Named after a legend
The car is named after Louis Chiron, a legendary racing driver who won virtually every major Grand Prix for Bugatti in the 1920s and 1930s.
Louis' name was more closely connected with the history of Bugatti than any other racing driver, and he was greatly admired by Ettore Bugatti as they both shared the same values of precision, respect and perfection.
A mind-blowing 1500 hp is delivered from an 8 litre 16 cylinder engine with not one, not two, but four turbochargers. It takes only 32.6 seconds to reach 400 km/h from a standstill and an incredible 9.3 seconds to come to a complete stop, thanks to the specially developed carbon ceramic brakes with eight pistons.
The devil's in the details
The highlight has to be the C-shaped LED illumination system which mirrors the Bugatti's exterior signature line blending beauty and functionality.
The speedometer, which is mechanical instead of a TFT screen as found in most cars nowadays, displays up to 500 km/h. The central console is milled from a single piece of solid aluminium.
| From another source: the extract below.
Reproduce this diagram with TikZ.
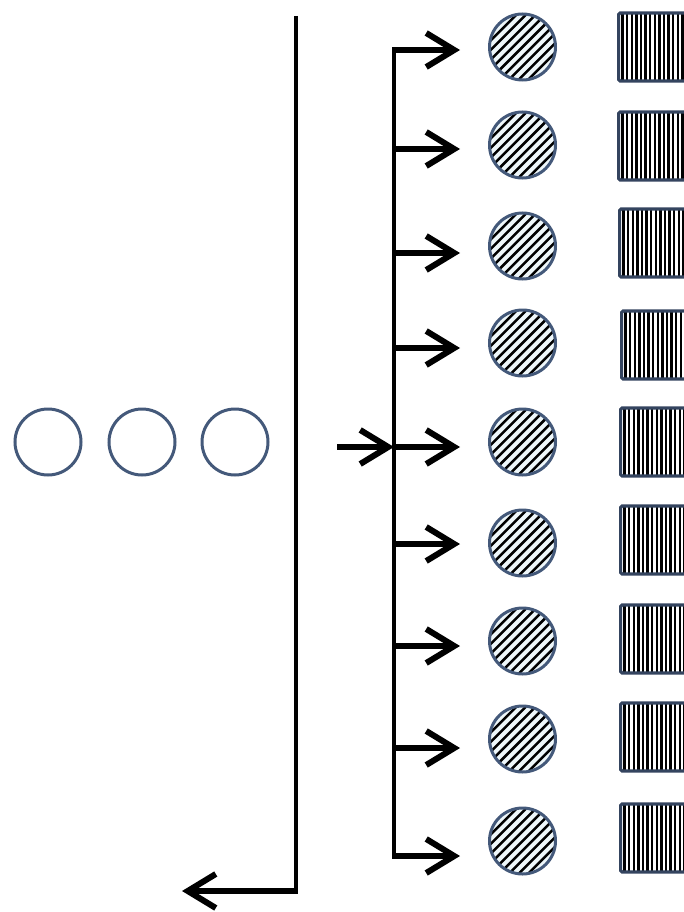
\documentclass[tikz,border=0pt]{standalone}
\usetikzlibrary{arrows.meta}
\definecolor{circblue}{HTML}{44597A}
\definecolor{circfill}{HTML}{EEF7FA}
\definecolor{rectblue}{HTML}{34445F}
\begin{document}
\begin{tikzpicture}[x=1pt,y=-1pt,
  hatchcirc/.style={circle, draw=circblue, line width=3pt, fill=circfill,
    minimum size=66pt, inner sep=0pt,
    path picture={\foreach \k in {-8,...,8}{
      \draw[line width=2.5pt, black] ([xshift=\k*9.6pt]path picture bounding box.center) ++(-50,50) -- ++(100,-100);}}},
  stripebox/.style={rectangle, draw=rectblue, line width=3.2pt, fill=white, rounded corners=1.5pt,
    minimum width=92pt, minimum height=68pt, inner sep=0pt, anchor=west,
    path picture={\foreach \k in {0,...,22}{
      \draw[line width=2.4pt, black] ([xshift=\k*4.6pt+4pt]path picture bounding box.south west) -- ([xshift=\k*4.6pt+4pt]path picture bounding box.north west);}}},
  opencirc/.style={circle, draw=circblue, line width=3pt, minimum size=66pt, inner sep=0pt},
  thinline/.style={line width=3.5pt, black},
  arr/.style={line width=6pt, black, -{Straight Barb[length=28pt, width=34pt]}},
]
\useasboundingbox (0,0) rectangle (684,912);

% left open circles
\node[opencirc] (l1) at (48,442) {};
\node[opencirc] (l2) at (142,442) {};
\node[opencirc] (l3) at (235,442) {};

% long return line
\coordinate (top) at (296,16);
\coordinate (bot) at (296,891);
\coordinate (botc) at (297.7,891);
\coordinate (out) at (182,891);
\draw[thinline] (top) -- (bot);
\draw[arr] (botc) -- (out);

% bracket
\coordinate (btop) at (394,48);
\coordinate (bbot) at (394,858);
\draw[thinline] (btop) -- (bbot);

% input arrow
\coordinate (in) at (337,447);
\coordinate (inend) at (394,447);
\draw[arr] (in) -- (inend);

% rows
\foreach \i/\ay/\cy/\ry/\rx in {1/50/47/47/617, 2/149/145/146/617, 3/253/246/243/618,
  4/348/343/345/620, 5/447/442/442/619, 6/544/543/540/619, 7/646/641/639/619,
  8/748/739/737/619, 9/856/841/838/619}{
  \node[hatchcirc] (c\i) at (522.5,\cy) {};
  \node[stripebox] (r\i) at (\rx,\ry) {};
  \coordinate (b\i) at (392.3,\ay);
  \coordinate (t\i) at (460,\ay);
  \draw[arr] (b\i) -- (t\i);
}
\end{tikzpicture}
\end{document}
Absolutely no plastic can be found in there interior but only leather from one of 16 hides and metal.
An objet d'art
Here is what defines the Chiron's unique design—the iconic horseshoe grille, combined with four LED front lights on either side, makes the front look sleek and intense. The 82-LED taillight blade is housed in a thin scathe of aluminium milled from one block.
It costs US$3 million
It's actually a small price tag for those who wish to indulge in a prime piece of pinnacle motoring. This is probably the last of its kind as far as hypercars go, as the world is increasingly making way for super-hybrids and electric vehicles.